2012年の転職市場はどうなる? 雇用環境をひも解けば“今”が見えてきた新連載スタート・これからのことがよく分かるコラム(3/4 ページ)

» 2012年03月30日 08時01分 公開
[黒田真行,Business Media 誠]

 その1つの結果が、雇用の現状(リクルート ワークス研究所)のフリーター数の推移に(卒業後に就職していない既卒者を含む)表れている。1987年の79万人から、1992年101万人を経て、2002年の208万人、2010年183万人と高止まりを続けているのだ。リーマンショック前の求人数の伸びや、求人倍率が改善した時期にも、この傾向に変化は見られていない。

フリーターの数が高止まりを続けている(出典:リクルートワークス研究所)

 上記のIT系や、流通・小売、介護など需要のひっ迫した業界、あるいは規模別で見た中小企業・ベンチャー、地方での雇用など、「人手不足」のカテゴリーへどう人材の橋渡しをしていくか、という対策が急がれている。

リーマンショック後に加速する「雇用のグローバル化」とは?

 日本企業の競争環境は、リーマンショック後、一段と厳しさを増している。主力産業であった家電や自動車といった分野での低迷や、円高、デフレが否応なく競争力にダメージを与えているからだ。その厳しい環境が、背中を押すようにトレンドを作り出しているのが、「雇用のグローバル化」である。

 「グローバル人材」という抽象的な言葉が広がっているが、その実情は大きく以下の2点だ。

(1)海外拠点拡大による勤務地のグローバル化(現地外国人含む)

 中国、シンガポール、ベトナム、インドネシアなどでの新規拠点(製造拠点と営業拠点)における採用の強化。製造拠点の場合は、生産性の向上を担う工場長経験者や生産管理技術者などの雇用が多いのが特徴的。また営業拠点の場合は、文字通り拠点を置く国での対外営業活動が中心で、国籍にかかわりなく円滑な営業活動を行える語学力とビジネススキルが必須となっている傾向がある。

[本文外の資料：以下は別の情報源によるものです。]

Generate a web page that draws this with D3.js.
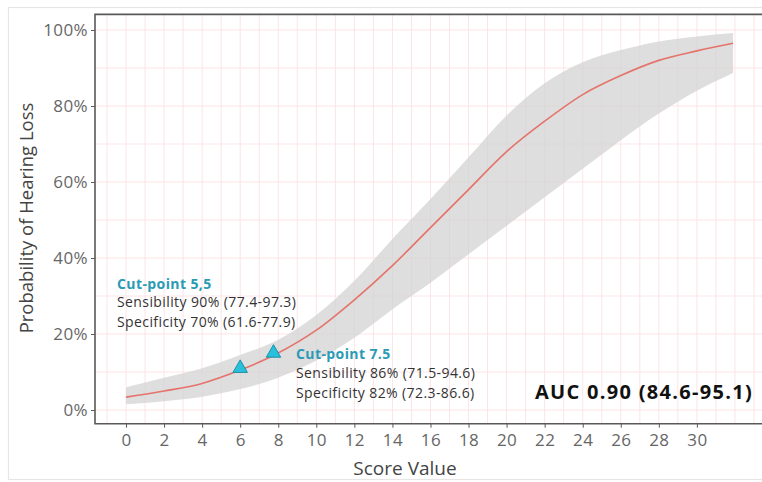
<!DOCTYPE html>
<html><head><meta charset="utf-8">
<script src="https://cdn.jsdelivr.net/npm/d3@7"></script>
<style>html,body{margin:0;padding:0;background:#fff;}svg{display:block;font-family:"Open Sans",sans-serif;}</style>
</head><body>
<svg id="chart" width="762" height="482"></svg>
<script>
// Data
const scoreX  = [0, 2, 4, 6, 8, 10, 12, 14, 16, 18, 20, 22, 24, 26, 28, 30, 31.9];
const probFit = [0.034, 0.05, 0.07, 0.105, 0.15, 0.21, 0.29, 0.38, 0.48, 0.58, 0.68, 0.76, 0.83, 0.88, 0.92, 0.945, 0.965];
const ciLower = [0.015, 0.023, 0.035, 0.055, 0.085, 0.13, 0.19, 0.265, 0.335, 0.41, 0.485, 0.56, 0.635, 0.71, 0.78, 0.84, 0.887];
const ciUpper = [0.06, 0.085, 0.11, 0.145, 0.185, 0.25, 0.34, 0.45, 0.555, 0.665, 0.775, 0.86, 0.915, 0.947, 0.97, 0.983, 0.992];
const cutX = [6, 7.75];
const cutP = [0.11, 0.15];
const xTicks = [0, 2, 4, 6, 8, 10, 12, 14, 16, 18, 20, 22, 24, 26, 28, 30];
const yTicks = [0, 0.2, 0.4, 0.6, 0.8, 1.0];
const xGrid = d3.range(-1, 34, 1);
const yGrid = d3.range(0, 1.01, 0.1);

const svg = d3.select("#chart");
const x = d3.scaleLinear().domain([-1.63, 33.5]).range([95, 763.5]);
const y = d3.scaleLinear().domain([-0.036, 1.041]).range([423.7, 14.4]);

// outer frame
svg.append("rect").attr("x", 8.5).attr("y", 7.5).attr("width", 770).attr("height", 472)
  .attr("fill", "none").attr("stroke", "#e6e6e6").attr("stroke-width", 1.2);

const plot = svg.append("g");
plot.append("rect").attr("x", x.range()[0]).attr("y", y.range()[1])
  .attr("width", x.range()[1] - x.range()[0]).attr("height", y.range()[0] - y.range()[1])
  .attr("fill", "#fff");

// grid
plot.append("g").selectAll("line").data(xGrid).join("line")
  .attr("x1", d => x(d)).attr("x2", d => x(d)).attr("y1", y.range()[0]).attr("y2", y.range()[1])
  .attr("stroke", "#fce4e7").attr("stroke-width", 1);
plot.append("g").selectAll("line").data(yGrid).join("line")
  .attr("x1", x.range()[0]).attr("x2", x.range()[1]).attr("y1", d => y(d)).attr("y2", d => y(d))
  .attr("stroke", "#fce4e7").attr("stroke-width", 1);

const rows = scoreX.map((s, i) => ({s, p: probFit[i], lo: ciLower[i], hi: ciUpper[i]}));

plot.append("path").datum(rows)
  .attr("d", d3.area().x(d => x(d.s)).y0(d => y(d.lo)).y1(d => y(d.hi)).curve(d3.curveMonotoneX))
  .attr("fill", "#d3d3d3").attr("fill-opacity", 0.75);

plot.append("path").datum(rows)
  .attr("d", d3.line().x(d => x(d.s)).y(d => y(d.p)).curve(d3.curveMonotoneX))
  .attr("fill", "none").attr("stroke", "#e5736b").attr("stroke-width", 1.6);

// cut-point markers
plot.append("g").selectAll("path").data(cutX).join("path")
  .attr("transform", (d, i) => `translate(${x(d)},${y(cutP[i])})`)
  .attr("d", d3.symbol().type(d3.symbolTriangle).size(90))
  .attr("fill", "#29c0dc").attr("stroke", "#1b8fa6").attr("stroke-width", 1);

// panel border (left, top, bottom)
const bx0 = x.range()[0], bx1 = x.range()[1], by0 = y.range()[1], by1 = y.range()[0];
svg.append("path").attr("d", `M${bx1},${by0}H${bx0}V${by1}H${bx1}`)
  .attr("fill", "none").attr("stroke", "#595959").attr("stroke-width", 1.6);

// axes
const xAxis = svg.append("g").attr("transform", `translate(0,${by1})`)
  .call(d3.axisBottom(x).tickValues(xTicks).tickSize(4).tickPadding(6).tickFormat(d3.format("d")));
const yAxis = svg.append("g").attr("transform", `translate(${bx0},0)`)
  .call(d3.axisLeft(y).tickValues(yTicks).tickSize(4).tickPadding(3).tickFormat(d3.format(".0%")));
[xAxis, yAxis].forEach(a => {
  a.select(".domain").remove();
  a.selectAll(".tick line").attr("stroke", "#595959");
  a.selectAll(".tick text").attr("fill", "#666").style("font-size", "17px")
    .style("letter-spacing", "0.4px").style("font-family", "Open Sans");
});

// axis titles
svg.append("text").attr("x", 405).attr("y", 475).attr("text-anchor", "middle")
  .attr("fill", "#444").style("font-size", "19px").text("Score Value");
svg.append("text").attr("transform", "translate(33,218) rotate(-90)").attr("text-anchor", "middle")
  .attr("fill", "#444").style("font-size", "18.5px").text("Probability of Hearing Loss");

// annotations
const ann = svg.append("g").style("font-size", "14px").style("letter-spacing", "0.4px");
ann.append("text").attr("x", 117).attr("y", 289).attr("fill", "#2a9ab5").style("font-weight", "bold").text("Cut-point 5,5");
ann.append("text").attr("x", 117).attr("y", 307).attr("fill", "#333").text("Sensibility 90% (77.4-97.3)");
ann.append("text").attr("x", 117).attr("y", 327).attr("fill", "#333").text("Specificity 70% (61.6-77.9)");
ann.append("text").attr("x", 296).attr("y", 359).attr("fill", "#2a9ab5").style("font-weight", "bold").text("Cut-point 7.5");
ann.append("text").attr("x", 296).attr("y", 378).attr("fill", "#333").text("Sensibility 86% (71.5-94.6)");
ann.append("text").attr("x", 296).attr("y", 398).attr("fill", "#333").text("Specificity 82% (72.3-86.6)");
svg.append("text").attr("x", 535).attr("y", 399).attr("fill", "#111").style("font-weight", "bold")
  .style("font-size", "20px").style("letter-spacing", "1.3px").text("AUC 0.90 (84.6-95.1)");
</script>
</body></html>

(2)国内拠点における外国語対応人材採用の拡大(在留外国人含む)

 たとえ海外拠点がなかったとしても、少子化の進む国内マーケット以外に製品需要を海外に求める企業は、増加の一方だ。従来から輸出入を専業としている商社やメーカーだけでなく、これまで内需中心だった業界や企業でも、外国語対応人材の募集が増加しているのだ。